> [Exercise prompt] Repeat the data below exactly, dropping any pictures it holds.

> [Raw data]
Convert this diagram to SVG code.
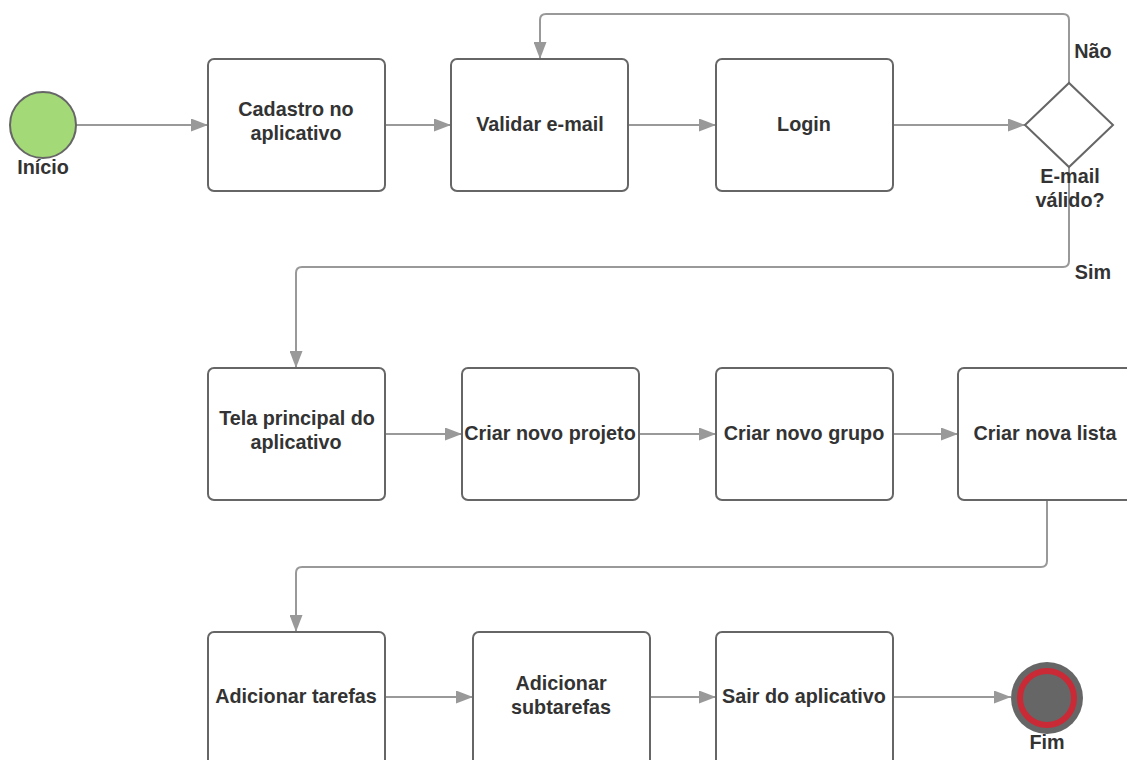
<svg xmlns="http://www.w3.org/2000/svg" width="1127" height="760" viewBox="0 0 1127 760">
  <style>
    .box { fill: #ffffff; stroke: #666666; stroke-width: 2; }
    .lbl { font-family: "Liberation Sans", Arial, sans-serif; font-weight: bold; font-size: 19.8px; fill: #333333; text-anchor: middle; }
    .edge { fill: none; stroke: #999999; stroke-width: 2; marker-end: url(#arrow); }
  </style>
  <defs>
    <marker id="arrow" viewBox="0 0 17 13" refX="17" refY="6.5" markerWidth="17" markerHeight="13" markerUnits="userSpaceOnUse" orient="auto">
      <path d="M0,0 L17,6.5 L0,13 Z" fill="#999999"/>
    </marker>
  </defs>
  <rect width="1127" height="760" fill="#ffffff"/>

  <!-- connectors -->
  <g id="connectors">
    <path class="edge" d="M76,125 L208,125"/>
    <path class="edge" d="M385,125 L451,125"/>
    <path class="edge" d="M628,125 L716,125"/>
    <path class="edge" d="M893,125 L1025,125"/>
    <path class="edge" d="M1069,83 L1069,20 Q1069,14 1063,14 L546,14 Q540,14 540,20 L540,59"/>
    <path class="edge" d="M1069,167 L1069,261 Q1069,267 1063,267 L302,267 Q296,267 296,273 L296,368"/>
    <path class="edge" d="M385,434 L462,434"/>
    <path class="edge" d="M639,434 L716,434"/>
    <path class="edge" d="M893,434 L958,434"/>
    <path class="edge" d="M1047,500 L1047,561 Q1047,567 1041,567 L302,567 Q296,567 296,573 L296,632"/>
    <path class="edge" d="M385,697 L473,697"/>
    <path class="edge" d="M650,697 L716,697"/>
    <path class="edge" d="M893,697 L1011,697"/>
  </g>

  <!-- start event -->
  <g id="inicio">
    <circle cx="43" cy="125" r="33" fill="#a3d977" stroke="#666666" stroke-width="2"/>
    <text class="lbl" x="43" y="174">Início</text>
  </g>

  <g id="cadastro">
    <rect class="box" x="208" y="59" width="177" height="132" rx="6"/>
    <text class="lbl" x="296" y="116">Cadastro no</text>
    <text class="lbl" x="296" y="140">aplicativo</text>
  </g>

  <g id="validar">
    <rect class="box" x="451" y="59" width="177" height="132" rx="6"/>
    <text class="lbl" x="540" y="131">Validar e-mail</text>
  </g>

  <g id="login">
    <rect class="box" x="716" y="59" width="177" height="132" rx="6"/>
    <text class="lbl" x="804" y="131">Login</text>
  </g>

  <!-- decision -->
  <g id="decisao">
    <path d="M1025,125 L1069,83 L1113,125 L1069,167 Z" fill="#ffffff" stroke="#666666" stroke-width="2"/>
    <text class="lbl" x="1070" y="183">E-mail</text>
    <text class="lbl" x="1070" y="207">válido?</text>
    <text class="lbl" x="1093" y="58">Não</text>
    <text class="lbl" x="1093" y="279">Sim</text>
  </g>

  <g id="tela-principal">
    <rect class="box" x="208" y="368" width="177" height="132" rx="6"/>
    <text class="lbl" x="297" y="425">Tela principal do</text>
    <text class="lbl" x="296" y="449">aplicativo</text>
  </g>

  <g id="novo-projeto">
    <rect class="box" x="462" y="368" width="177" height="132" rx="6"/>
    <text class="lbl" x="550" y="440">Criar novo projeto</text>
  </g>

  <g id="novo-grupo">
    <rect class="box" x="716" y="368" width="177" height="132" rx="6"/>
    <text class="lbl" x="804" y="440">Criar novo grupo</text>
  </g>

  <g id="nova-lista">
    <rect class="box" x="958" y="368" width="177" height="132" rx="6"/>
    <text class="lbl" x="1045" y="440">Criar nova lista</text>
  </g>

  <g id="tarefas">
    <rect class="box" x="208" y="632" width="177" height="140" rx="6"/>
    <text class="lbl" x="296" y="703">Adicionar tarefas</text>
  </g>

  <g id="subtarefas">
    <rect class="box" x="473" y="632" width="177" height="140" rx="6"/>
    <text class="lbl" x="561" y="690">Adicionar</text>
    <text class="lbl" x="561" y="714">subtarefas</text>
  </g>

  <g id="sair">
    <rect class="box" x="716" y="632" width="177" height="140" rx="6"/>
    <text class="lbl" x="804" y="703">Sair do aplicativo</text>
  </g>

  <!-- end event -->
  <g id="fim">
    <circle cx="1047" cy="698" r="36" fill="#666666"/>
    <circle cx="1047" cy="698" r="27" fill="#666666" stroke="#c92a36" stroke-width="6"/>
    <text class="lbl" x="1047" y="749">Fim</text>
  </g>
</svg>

> [Output]
Convert this diagram to SVG code.
<svg xmlns="http://www.w3.org/2000/svg" width="1127" height="760" viewBox="0 0 1127 760">
  <style>
    .box { fill: #ffffff; stroke: #666666; stroke-width: 2; }
    .lbl { font-family: "Liberation Sans", Arial, sans-serif; font-weight: bold; font-size: 19.8px; fill: #333333; text-anchor: middle; }
    .edge { fill: none; stroke: #999999; stroke-width: 2; marker-end: url(#arrow); }
  </style>
  <defs>
    <marker id="arrow" viewBox="0 0 17 13" refX="17" refY="6.5" markerWidth="17" markerHeight="13" markerUnits="userSpaceOnUse" orient="auto">
      <path d="M0,0 L17,6.5 L0,13 Z" fill="#999999"/>
    </marker>
  </defs>
  <rect width="1127" height="760" fill="#ffffff"/>

  <!-- connectors -->
  <g id="connectors">
    <path class="edge" d="M76,125 L208,125"/>
    <path class="edge" d="M385,125 L451,125"/>
    <path class="edge" d="M628,125 L716,125"/>
    <path class="edge" d="M893,125 L1025,125"/>
    <path class="edge" d="M1069,83 L1069,20 Q1069,14 1063,14 L546,14 Q540,14 540,20 L540,59"/>
    <path class="edge" d="M1069,167 L1069,261 Q1069,267 1063,267 L302,267 Q296,267 296,273 L296,368"/>
    <path class="edge" d="M385,434 L462,434"/>
    <path class="edge" d="M639,434 L716,434"/>
    <path class="edge" d="M893,434 L958,434"/>
    <path class="edge" d="M1047,500 L1047,561 Q1047,567 1041,567 L302,567 Q296,567 296,573 L296,632"/>
    <path class="edge" d="M385,697 L473,697"/>
    <path class="edge" d="M650,697 L716,697"/>
    <path class="edge" d="M893,697 L1011,697"/>
  </g>

  <!-- start event -->
  <g id="inicio">
    <circle cx="43" cy="125" r="33" fill="#a3d977" stroke="#666666" stroke-width="2"/>
    <text class="lbl" x="43" y="174">Início</text>
  </g>

  <g id="cadastro">
    <rect class="box" x="208" y="59" width="177" height="132" rx="6"/>
    <text class="lbl" x="296" y="116">Cadastro no</text>
    <text class="lbl" x="296" y="140">aplicativo</text>
  </g>

  <g id="validar">
    <rect class="box" x="451" y="59" width="177" height="132" rx="6"/>
    <text class="lbl" x="540" y="131">Validar e-mail</text>
  </g>

  <g id="login">
    <rect class="box" x="716" y="59" width="177" height="132" rx="6"/>
    <text class="lbl" x="804" y="131">Login</text>
  </g>

  <!-- decision -->
  <g id="decisao">
    <path d="M1025,125 L1069,83 L1113,125 L1069,167 Z" fill="#ffffff" stroke="#666666" stroke-width="2"/>
    <text class="lbl" x="1070" y="183">E-mail</text>
    <text class="lbl" x="1070" y="207">válido?</text>
    <text class="lbl" x="1093" y="58">Não</text>
    <text class="lbl" x="1093" y="279">Sim</text>
  </g>

  <g id="tela-principal">
    <rect class="box" x="208" y="368" width="177" height="132" rx="6"/>
    <text class="lbl" x="297" y="425">Tela principal do</text>
    <text class="lbl" x="296" y="449">aplicativo</text>
  </g>

  <g id="novo-projeto">
    <rect class="box" x="462" y="368" width="177" height="132" rx="6"/>
    <text class="lbl" x="550" y="440">Criar novo projeto</text>
  </g>

  <g id="novo-grupo">
    <rect class="box" x="716" y="368" width="177" height="132" rx="6"/>
    <text class="lbl" x="804" y="440">Criar novo grupo</text>
  </g>

  <g id="nova-lista">
    <rect class="box" x="958" y="368" width="177" height="132" rx="6"/>
    <text class="lbl" x="1045" y="440">Criar nova lista</text>
  </g>

  <g id="tarefas">
    <rect class="box" x="208" y="632" width="177" height="140" rx="6"/>
    <text class="lbl" x="296" y="703">Adicionar tarefas</text>
  </g>

  <g id="subtarefas">
    <rect class="box" x="473" y="632" width="177" height="140" rx="6"/>
    <text class="lbl" x="561" y="690">Adicionar</text>
    <text class="lbl" x="561" y="714">subtarefas</text>
  </g>

  <g id="sair">
    <rect class="box" x="716" y="632" width="177" height="140" rx="6"/>
    <text class="lbl" x="804" y="703">Sair do aplicativo</text>
  </g>

  <!-- end event -->
  <g id="fim">
    <circle cx="1047" cy="698" r="36" fill="#666666"/>
    <circle cx="1047" cy="698" r="27" fill="#666666" stroke="#c92a36" stroke-width="6"/>
    <text class="lbl" x="1047" y="749">Fim</text>
  </g>
</svg>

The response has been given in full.